> DATA LISTING

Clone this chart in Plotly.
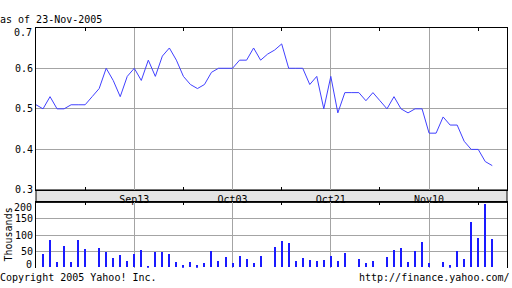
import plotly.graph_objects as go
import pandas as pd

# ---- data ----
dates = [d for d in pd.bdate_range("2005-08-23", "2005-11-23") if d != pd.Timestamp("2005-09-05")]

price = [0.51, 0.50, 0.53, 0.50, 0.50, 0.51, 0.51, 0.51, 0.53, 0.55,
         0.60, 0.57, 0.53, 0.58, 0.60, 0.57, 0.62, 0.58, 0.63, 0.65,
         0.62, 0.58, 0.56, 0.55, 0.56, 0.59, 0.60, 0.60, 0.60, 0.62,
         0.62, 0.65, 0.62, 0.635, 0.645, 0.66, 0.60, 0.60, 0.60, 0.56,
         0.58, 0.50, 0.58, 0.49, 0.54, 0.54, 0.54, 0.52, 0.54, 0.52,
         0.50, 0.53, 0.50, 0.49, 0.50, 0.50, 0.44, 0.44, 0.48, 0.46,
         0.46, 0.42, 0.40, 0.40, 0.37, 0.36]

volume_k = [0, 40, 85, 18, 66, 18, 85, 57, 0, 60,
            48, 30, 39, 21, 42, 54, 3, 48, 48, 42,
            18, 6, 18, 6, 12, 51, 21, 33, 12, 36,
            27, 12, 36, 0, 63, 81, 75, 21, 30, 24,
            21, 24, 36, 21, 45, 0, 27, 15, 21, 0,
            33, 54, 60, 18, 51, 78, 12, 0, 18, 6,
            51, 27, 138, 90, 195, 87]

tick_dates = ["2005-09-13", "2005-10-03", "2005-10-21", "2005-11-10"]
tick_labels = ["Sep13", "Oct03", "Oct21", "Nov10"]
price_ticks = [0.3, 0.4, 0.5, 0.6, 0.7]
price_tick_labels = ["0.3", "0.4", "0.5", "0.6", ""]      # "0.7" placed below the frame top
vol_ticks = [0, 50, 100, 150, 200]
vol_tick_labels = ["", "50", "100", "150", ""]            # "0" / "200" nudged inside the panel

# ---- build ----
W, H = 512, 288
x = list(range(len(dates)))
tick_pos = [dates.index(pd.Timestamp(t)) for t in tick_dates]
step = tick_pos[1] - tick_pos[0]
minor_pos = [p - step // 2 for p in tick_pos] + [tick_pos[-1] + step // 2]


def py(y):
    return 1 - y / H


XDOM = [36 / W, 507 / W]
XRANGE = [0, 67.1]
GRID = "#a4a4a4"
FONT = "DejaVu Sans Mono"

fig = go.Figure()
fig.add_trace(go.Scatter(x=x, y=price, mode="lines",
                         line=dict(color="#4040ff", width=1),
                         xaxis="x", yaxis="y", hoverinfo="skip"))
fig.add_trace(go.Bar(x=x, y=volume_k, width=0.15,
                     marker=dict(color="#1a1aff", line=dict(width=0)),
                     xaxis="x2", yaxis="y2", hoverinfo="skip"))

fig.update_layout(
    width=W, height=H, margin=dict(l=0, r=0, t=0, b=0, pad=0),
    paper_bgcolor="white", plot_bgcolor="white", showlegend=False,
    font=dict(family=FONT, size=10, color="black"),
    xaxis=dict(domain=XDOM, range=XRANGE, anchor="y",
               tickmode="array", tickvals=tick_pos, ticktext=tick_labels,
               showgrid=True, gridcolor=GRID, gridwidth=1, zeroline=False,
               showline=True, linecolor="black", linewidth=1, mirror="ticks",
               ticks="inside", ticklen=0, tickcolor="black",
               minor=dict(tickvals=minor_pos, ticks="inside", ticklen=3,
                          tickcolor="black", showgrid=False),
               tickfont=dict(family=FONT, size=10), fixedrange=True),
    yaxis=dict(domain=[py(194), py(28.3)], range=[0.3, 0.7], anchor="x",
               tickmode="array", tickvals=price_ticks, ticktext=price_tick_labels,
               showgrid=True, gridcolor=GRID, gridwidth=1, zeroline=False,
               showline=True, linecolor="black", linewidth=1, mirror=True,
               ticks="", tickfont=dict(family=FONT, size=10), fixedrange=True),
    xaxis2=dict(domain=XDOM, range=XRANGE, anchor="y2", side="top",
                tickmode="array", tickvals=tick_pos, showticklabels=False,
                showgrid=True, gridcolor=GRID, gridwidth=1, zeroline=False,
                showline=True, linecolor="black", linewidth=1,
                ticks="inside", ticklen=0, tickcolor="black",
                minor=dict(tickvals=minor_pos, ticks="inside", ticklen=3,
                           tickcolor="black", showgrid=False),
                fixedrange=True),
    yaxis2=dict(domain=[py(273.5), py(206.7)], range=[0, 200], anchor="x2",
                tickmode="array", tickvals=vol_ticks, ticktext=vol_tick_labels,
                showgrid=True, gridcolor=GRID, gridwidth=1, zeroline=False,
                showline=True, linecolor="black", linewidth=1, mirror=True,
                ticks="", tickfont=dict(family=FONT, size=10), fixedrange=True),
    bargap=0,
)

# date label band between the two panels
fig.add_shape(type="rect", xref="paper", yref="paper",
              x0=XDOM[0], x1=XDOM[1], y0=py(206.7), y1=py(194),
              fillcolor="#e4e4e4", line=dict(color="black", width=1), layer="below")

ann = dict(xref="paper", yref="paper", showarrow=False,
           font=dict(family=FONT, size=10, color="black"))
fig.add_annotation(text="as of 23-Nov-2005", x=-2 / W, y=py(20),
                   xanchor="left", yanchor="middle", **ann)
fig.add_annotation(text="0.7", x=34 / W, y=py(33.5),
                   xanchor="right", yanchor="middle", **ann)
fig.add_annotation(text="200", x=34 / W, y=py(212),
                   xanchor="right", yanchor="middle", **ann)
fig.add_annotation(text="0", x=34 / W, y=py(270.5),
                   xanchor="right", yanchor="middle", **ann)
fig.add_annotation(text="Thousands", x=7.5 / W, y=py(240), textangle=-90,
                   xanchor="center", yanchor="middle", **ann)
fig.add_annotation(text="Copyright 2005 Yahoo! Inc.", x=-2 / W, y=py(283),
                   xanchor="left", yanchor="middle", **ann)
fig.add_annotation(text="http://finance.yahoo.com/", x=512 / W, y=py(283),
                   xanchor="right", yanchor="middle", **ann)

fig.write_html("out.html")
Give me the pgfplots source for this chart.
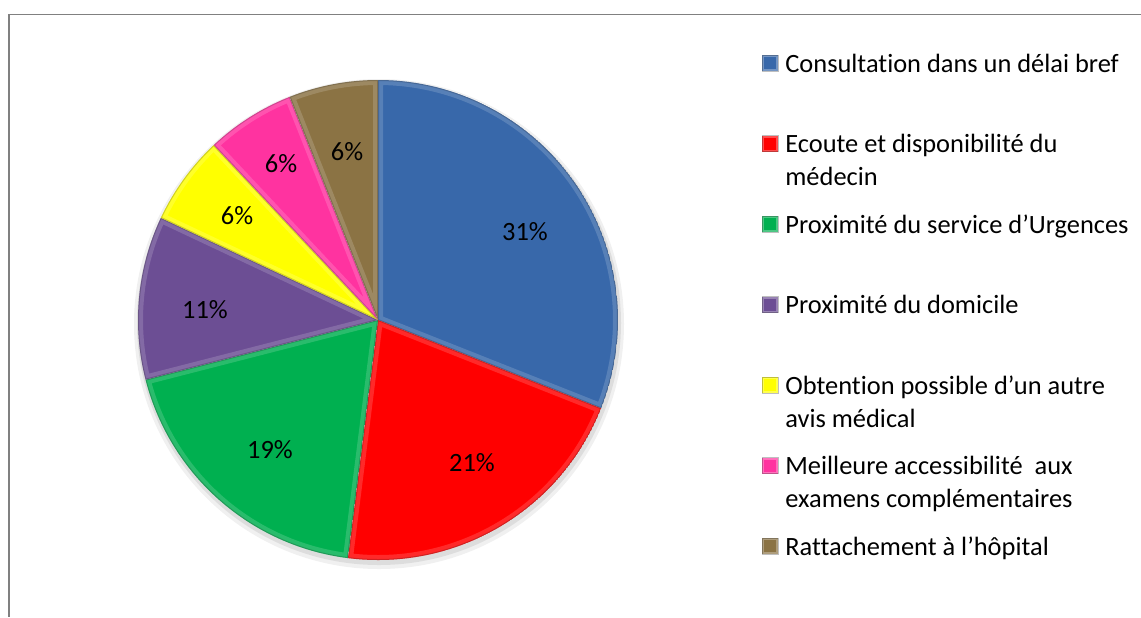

> WHAT IS NEEDED
Strip out the pictures and quote the remaining data word for word.

> ANSWER BELOW
Clone this chart in Plotly.
import plotly.graph_objects as go
import pandas as pd

# ---- data ----
dates = [d for d in pd.bdate_range("2005-08-23", "2005-11-23") if d != pd.Timestamp("2005-09-05")]

price = [0.51, 0.50, 0.53, 0.50, 0.50, 0.51, 0.51, 0.51, 0.53, 0.55,
         0.60, 0.57, 0.53, 0.58, 0.60, 0.57, 0.62, 0.58, 0.63, 0.65,
         0.62, 0.58, 0.56, 0.55, 0.56, 0.59, 0.60, 0.60, 0.60, 0.62,
         0.62, 0.65, 0.62, 0.635, 0.645, 0.66, 0.60, 0.60, 0.60, 0.56,
         0.58, 0.50, 0.58, 0.49, 0.54, 0.54, 0.54, 0.52, 0.54, 0.52,
         0.50, 0.53, 0.50, 0.49, 0.50, 0.50, 0.44, 0.44, 0.48, 0.46,
         0.46, 0.42, 0.40, 0.40, 0.37, 0.36]

volume_k = [0, 40, 85, 18, 66, 18, 85, 57, 0, 60,
            48, 30, 39, 21, 42, 54, 3, 48, 48, 42,
            18, 6, 18, 6, 12, 51, 21, 33, 12, 36,
            27, 12, 36, 0, 63, 81, 75, 21, 30, 24,
            21, 24, 36, 21, 45, 0, 27, 15, 21, 0,
            33, 54, 60, 18, 51, 78, 12, 0, 18, 6,
            51, 27, 138, 90, 195, 87]

tick_dates = ["2005-09-13", "2005-10-03", "2005-10-21", "2005-11-10"]
tick_labels = ["Sep13", "Oct03", "Oct21", "Nov10"]
price_ticks = [0.3, 0.4, 0.5, 0.6, 0.7]
price_tick_labels = ["0.3", "0.4", "0.5", "0.6", ""]      # "0.7" placed below the frame top
vol_ticks = [0, 50, 100, 150, 200]
vol_tick_labels = ["", "50", "100", "150", ""]            # "0" / "200" nudged inside the panel

# ---- build ----
W, H = 512, 288
x = list(range(len(dates)))
tick_pos = [dates.index(pd.Timestamp(t)) for t in tick_dates]
step = tick_pos[1] - tick_pos[0]
minor_pos = [p - step // 2 for p in tick_pos] + [tick_pos[-1] + step // 2]


def py(y):
    return 1 - y / H


XDOM = [36 / W, 507 / W]
XRANGE = [0, 67.1]
GRID = "#a4a4a4"
FONT = "DejaVu Sans Mono"

fig = go.Figure()
fig.add_trace(go.Scatter(x=x, y=price, mode="lines",
                         line=dict(color="#4040ff", width=1),
                         xaxis="x", yaxis="y", hoverinfo="skip"))
fig.add_trace(go.Bar(x=x, y=volume_k, width=0.15,
                     marker=dict(color="#1a1aff", line=dict(width=0)),
                     xaxis="x2", yaxis="y2", hoverinfo="skip"))

fig.update_layout(
    width=W, height=H, margin=dict(l=0, r=0, t=0, b=0, pad=0),
    paper_bgcolor="white", plot_bgcolor="white", showlegend=False,
    font=dict(family=FONT, size=10, color="black"),
    xaxis=dict(domain=XDOM, range=XRANGE, anchor="y",
               tickmode="array", tickvals=tick_pos, ticktext=tick_labels,
               showgrid=True, gridcolor=GRID, gridwidth=1, zeroline=False,
               showline=True, linecolor="black", linewidth=1, mirror="ticks",
               ticks="inside", ticklen=0, tickcolor="black",
               minor=dict(tickvals=minor_pos, ticks="inside", ticklen=3,
                          tickcolor="black", showgrid=False),
               tickfont=dict(family=FONT, size=10), fixedrange=True),
    yaxis=dict(domain=[py(194), py(28.3)], range=[0.3, 0.7], anchor="x",
               tickmode="array", tickvals=price_ticks, ticktext=price_tick_labels,
               showgrid=True, gridcolor=GRID, gridwidth=1, zeroline=False,
               showline=True, linecolor="black", linewidth=1, mirror=True,
               ticks="", tickfont=dict(family=FONT, size=10), fixedrange=True),
    xaxis2=dict(domain=XDOM, range=XRANGE, anchor="y2", side="top",
                tickmode="array", tickvals=tick_pos, showticklabels=False,
                showgrid=True, gridcolor=GRID, gridwidth=1, zeroline=False,
                showline=True, linecolor="black", linewidth=1,
                ticks="inside", ticklen=0, tickcolor="black",
                minor=dict(tickvals=minor_pos, ticks="inside", ticklen=3,
                           tickcolor="black", showgrid=False),
                fixedrange=True),
    yaxis2=dict(domain=[py(273.5), py(206.7)], range=[0, 200], anchor="x2",
                tickmode="array", tickvals=vol_ticks, ticktext=vol_tick_labels,
                showgrid=True, gridcolor=GRID, gridwidth=1, zeroline=False,
                showline=True, linecolor="black", linewidth=1, mirror=True,
                ticks="", tickfont=dict(family=FONT, size=10), fixedrange=True),
    bargap=0,
)

# date label band between the two panels
fig.add_shape(type="rect", xref="paper", yref="paper",
              x0=XDOM[0], x1=XDOM[1], y0=py(206.7), y1=py(194),
              fillcolor="#e4e4e4", line=dict(color="black", width=1), layer="below")

ann = dict(xref="paper", yref="paper", showarrow=False,
           font=dict(family=FONT, size=10, color="black"))
fig.add_annotation(text="as of 23-Nov-2005", x=-2 / W, y=py(20),
                   xanchor="left", yanchor="middle", **ann)
fig.add_annotation(text="0.7", x=34 / W, y=py(33.5),
                   xanchor="right", yanchor="middle", **ann)
fig.add_annotation(text="200", x=34 / W, y=py(212),
                   xanchor="right", yanchor="middle", **ann)
fig.add_annotation(text="0", x=34 / W, y=py(270.5),
                   xanchor="right", yanchor="middle", **ann)
fig.add_annotation(text="Thousands", x=7.5 / W, y=py(240), textangle=-90,
                   xanchor="center", yanchor="middle", **ann)
fig.add_annotation(text="Copyright 2005 Yahoo! Inc.", x=-2 / W, y=py(283),
                   xanchor="left", yanchor="middle", **ann)
fig.add_annotation(text="http://finance.yahoo.com/", x=512 / W, y=py(283),
                   xanchor="right", yanchor="middle", **ann)

fig.write_html("out.html")
Give me the pgfplots source for this chart.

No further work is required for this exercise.